A similar script, but with an 'addsite whatever.com' command.

------
neurolysis
For anyone interested, I rewrote this entirely in bash.

<https://github.com/cdown/ncrast/blob/master/ncrast>
<http://aur.archlinux.org/packages.php?ID=48731>

------
ivankirigin
I do this, and my scripts have actually gotten kind of complicated.

To start, it's a command line utility. I need to answer the question "Do you
want to waste your time?" with "yes" to turn off the filters.

Then I didn't bother running in a way that the script had permissions to edit
/etc/hosts so I need to enter my system password every time I want to make a
change.

I also automatically turn the filters on every hour.

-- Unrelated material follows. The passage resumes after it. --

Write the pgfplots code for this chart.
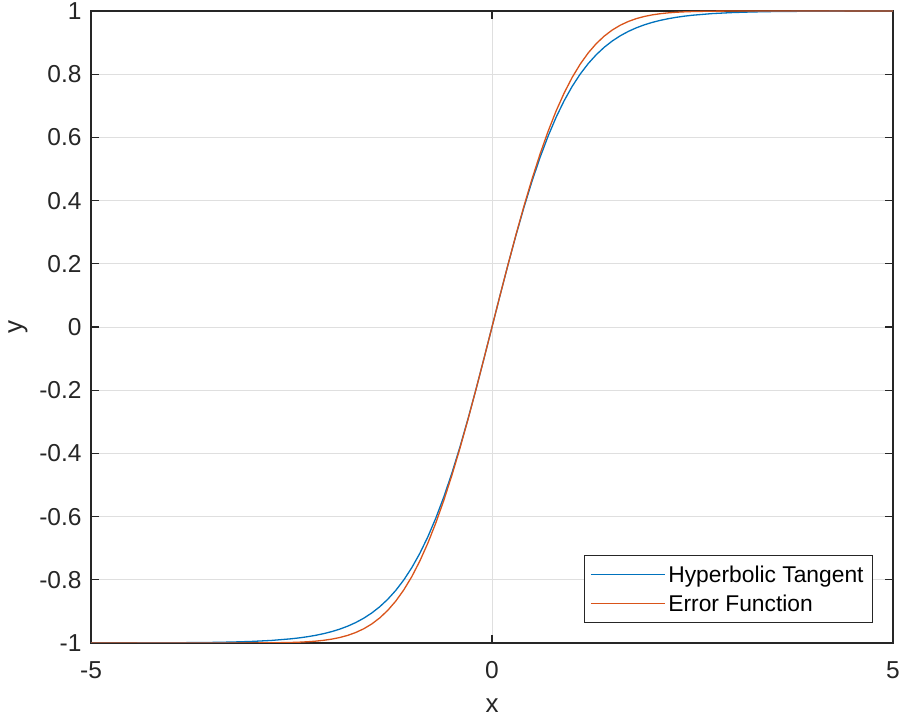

I also log both the number of times I turn the filters off and whether the
filter is on at about 1pm.

I'm running a test right now to not turn on the filters automatically every
hour and there is already a noticeable decrease in productivity in my
rescuetime.

I'm about to update the logger to use the google charts API to save a historic
graph of performance to a directory that is used as my desktop background.

------
radu_floricica
Use to use cumbersome hacks with block lists in routers, but I discovered the
SiteBlock extension for Chrome: make a list of "dangerous" sites, and give
yourself a fixed time per day to visit them. In my casa, one hour works fine
(although I'd probably prefer 2 :p)

Address:
[https://chrome.google.com/webstore/detail/pfglnpdpgmecffbejl...](https://chrome.google.com/webstore/detail/pfglnpdpgmecffbejlfgpnebopinlclj)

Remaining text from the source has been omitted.